SHORT TASK: Copy the material that follows word for word and omit its pictures.

SUPPLIED INFORMATION:
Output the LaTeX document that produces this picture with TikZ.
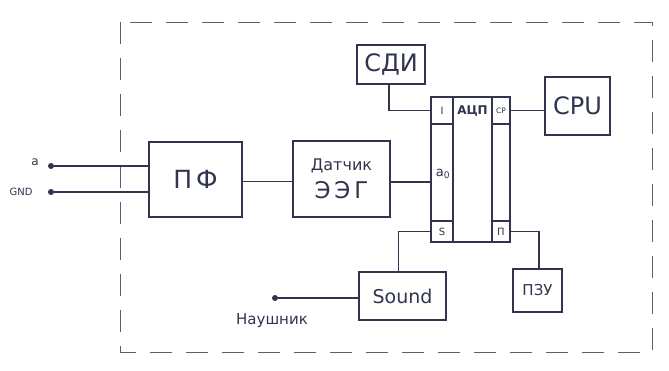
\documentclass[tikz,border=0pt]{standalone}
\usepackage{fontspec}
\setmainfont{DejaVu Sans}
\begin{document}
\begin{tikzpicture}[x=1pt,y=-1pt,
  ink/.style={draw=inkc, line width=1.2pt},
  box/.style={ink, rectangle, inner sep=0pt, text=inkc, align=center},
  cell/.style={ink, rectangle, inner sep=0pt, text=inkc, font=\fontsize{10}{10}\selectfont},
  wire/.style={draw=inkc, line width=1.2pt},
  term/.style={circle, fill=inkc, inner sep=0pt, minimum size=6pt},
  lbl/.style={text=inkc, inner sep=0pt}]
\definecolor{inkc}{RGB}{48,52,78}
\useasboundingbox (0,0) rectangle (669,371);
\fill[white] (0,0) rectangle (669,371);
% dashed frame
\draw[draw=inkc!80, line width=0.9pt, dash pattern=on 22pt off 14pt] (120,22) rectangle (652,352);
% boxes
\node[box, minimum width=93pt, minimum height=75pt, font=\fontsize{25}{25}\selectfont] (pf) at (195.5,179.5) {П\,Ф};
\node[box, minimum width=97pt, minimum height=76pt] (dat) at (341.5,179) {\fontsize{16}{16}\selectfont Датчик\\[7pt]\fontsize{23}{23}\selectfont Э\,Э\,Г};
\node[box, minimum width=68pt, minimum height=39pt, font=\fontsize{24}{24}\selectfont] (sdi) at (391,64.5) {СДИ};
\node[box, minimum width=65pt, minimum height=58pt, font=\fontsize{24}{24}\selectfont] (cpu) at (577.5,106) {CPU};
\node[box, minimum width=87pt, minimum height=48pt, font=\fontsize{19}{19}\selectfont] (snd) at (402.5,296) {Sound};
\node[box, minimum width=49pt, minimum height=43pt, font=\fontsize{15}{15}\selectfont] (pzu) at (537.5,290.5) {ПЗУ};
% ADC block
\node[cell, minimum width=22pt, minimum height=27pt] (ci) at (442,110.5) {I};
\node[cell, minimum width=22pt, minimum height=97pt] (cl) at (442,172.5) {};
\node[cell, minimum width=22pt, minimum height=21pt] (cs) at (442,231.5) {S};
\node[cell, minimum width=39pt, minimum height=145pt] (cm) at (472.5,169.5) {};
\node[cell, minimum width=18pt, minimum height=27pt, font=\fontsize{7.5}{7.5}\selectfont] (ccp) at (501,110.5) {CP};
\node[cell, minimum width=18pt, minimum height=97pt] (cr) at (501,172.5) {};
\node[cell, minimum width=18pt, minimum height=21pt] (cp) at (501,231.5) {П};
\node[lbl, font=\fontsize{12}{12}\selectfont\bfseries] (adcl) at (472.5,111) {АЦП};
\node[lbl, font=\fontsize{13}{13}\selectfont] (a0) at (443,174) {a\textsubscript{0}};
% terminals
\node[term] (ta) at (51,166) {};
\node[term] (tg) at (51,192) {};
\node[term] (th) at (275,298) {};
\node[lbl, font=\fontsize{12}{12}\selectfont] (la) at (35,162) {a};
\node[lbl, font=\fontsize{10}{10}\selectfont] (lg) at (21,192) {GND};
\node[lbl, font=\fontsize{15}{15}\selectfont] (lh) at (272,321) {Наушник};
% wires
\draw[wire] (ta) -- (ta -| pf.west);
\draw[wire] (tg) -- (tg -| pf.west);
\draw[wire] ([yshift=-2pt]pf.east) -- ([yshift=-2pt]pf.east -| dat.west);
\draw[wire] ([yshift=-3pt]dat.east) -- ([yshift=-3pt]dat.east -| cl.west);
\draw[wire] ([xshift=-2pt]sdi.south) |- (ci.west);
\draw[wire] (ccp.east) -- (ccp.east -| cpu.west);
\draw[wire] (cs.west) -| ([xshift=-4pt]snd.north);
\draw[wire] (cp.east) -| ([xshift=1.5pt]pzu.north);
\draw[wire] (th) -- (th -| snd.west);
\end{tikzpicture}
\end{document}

TASK ANSWER:
Output the LaTeX document that produces this picture with TikZ.
\documentclass[tikz,border=0pt]{standalone}
\usepackage{fontspec}
\setmainfont{DejaVu Sans}
\begin{document}
\begin{tikzpicture}[x=1pt,y=-1pt,
  ink/.style={draw=inkc, line width=1.2pt},
  box/.style={ink, rectangle, inner sep=0pt, text=inkc, align=center},
  cell/.style={ink, rectangle, inner sep=0pt, text=inkc, font=\fontsize{10}{10}\selectfont},
  wire/.style={draw=inkc, line width=1.2pt},
  term/.style={circle, fill=inkc, inner sep=0pt, minimum size=6pt},
  lbl/.style={text=inkc, inner sep=0pt}]
\definecolor{inkc}{RGB}{48,52,78}
\useasboundingbox (0,0) rectangle (669,371);
\fill[white] (0,0) rectangle (669,371);
% dashed frame
\draw[draw=inkc!80, line width=0.9pt, dash pattern=on 22pt off 14pt] (120,22) rectangle (652,352);
% boxes
\node[box, minimum width=93pt, minimum height=75pt, font=\fontsize{25}{25}\selectfont] (pf) at (195.5,179.5) {П\,Ф};
\node[box, minimum width=97pt, minimum height=76pt] (dat) at (341.5,179) {\fontsize{16}{16}\selectfont Датчик\\[7pt]\fontsize{23}{23}\selectfont Э\,Э\,Г};
\node[box, minimum width=68pt, minimum height=39pt, font=\fontsize{24}{24}\selectfont] (sdi) at (391,64.5) {СДИ};
\node[box, minimum width=65pt, minimum height=58pt, font=\fontsize{24}{24}\selectfont] (cpu) at (577.5,106) {CPU};
\node[box, minimum width=87pt, minimum height=48pt, font=\fontsize{19}{19}\selectfont] (snd) at (402.5,296) {Sound};
\node[box, minimum width=49pt, minimum height=43pt, font=\fontsize{15}{15}\selectfont] (pzu) at (537.5,290.5) {ПЗУ};
% ADC block
\node[cell, minimum width=22pt, minimum height=27pt] (ci) at (442,110.5) {I};
\node[cell, minimum width=22pt, minimum height=97pt] (cl) at (442,172.5) {};
\node[cell, minimum width=22pt, minimum height=21pt] (cs) at (442,231.5) {S};
\node[cell, minimum width=39pt, minimum height=145pt] (cm) at (472.5,169.5) {};
\node[cell, minimum width=18pt, minimum height=27pt, font=\fontsize{7.5}{7.5}\selectfont] (ccp) at (501,110.5) {CP};
\node[cell, minimum width=18pt, minimum height=97pt] (cr) at (501,172.5) {};
\node[cell, minimum width=18pt, minimum height=21pt] (cp) at (501,231.5) {П};
\node[lbl, font=\fontsize{12}{12}\selectfont\bfseries] (adcl) at (472.5,111) {АЦП};
\node[lbl, font=\fontsize{13}{13}\selectfont] (a0) at (443,174) {a\textsubscript{0}};
% terminals
\node[term] (ta) at (51,166) {};
\node[term] (tg) at (51,192) {};
\node[term] (th) at (275,298) {};
\node[lbl, font=\fontsize{12}{12}\selectfont] (la) at (35,162) {a};
\node[lbl, font=\fontsize{10}{10}\selectfont] (lg) at (21,192) {GND};
\node[lbl, font=\fontsize{15}{15}\selectfont] (lh) at (272,321) {Наушник};
% wires
\draw[wire] (ta) -- (ta -| pf.west);
\draw[wire] (tg) -- (tg -| pf.west);
\draw[wire] ([yshift=-2pt]pf.east) -- ([yshift=-2pt]pf.east -| dat.west);
\draw[wire] ([yshift=-3pt]dat.east) -- ([yshift=-3pt]dat.east -| cl.west);
\draw[wire] ([xshift=-2pt]sdi.south) |- (ci.west);
\draw[wire] (ccp.east) -- (ccp.east -| cpu.west);
\draw[wire] (cs.west) -| ([xshift=-4pt]snd.north);
\draw[wire] (cp.east) -| ([xshift=1.5pt]pzu.north);
\draw[wire] (th) -- (th -| snd.west);
\end{tikzpicture}
\end{document}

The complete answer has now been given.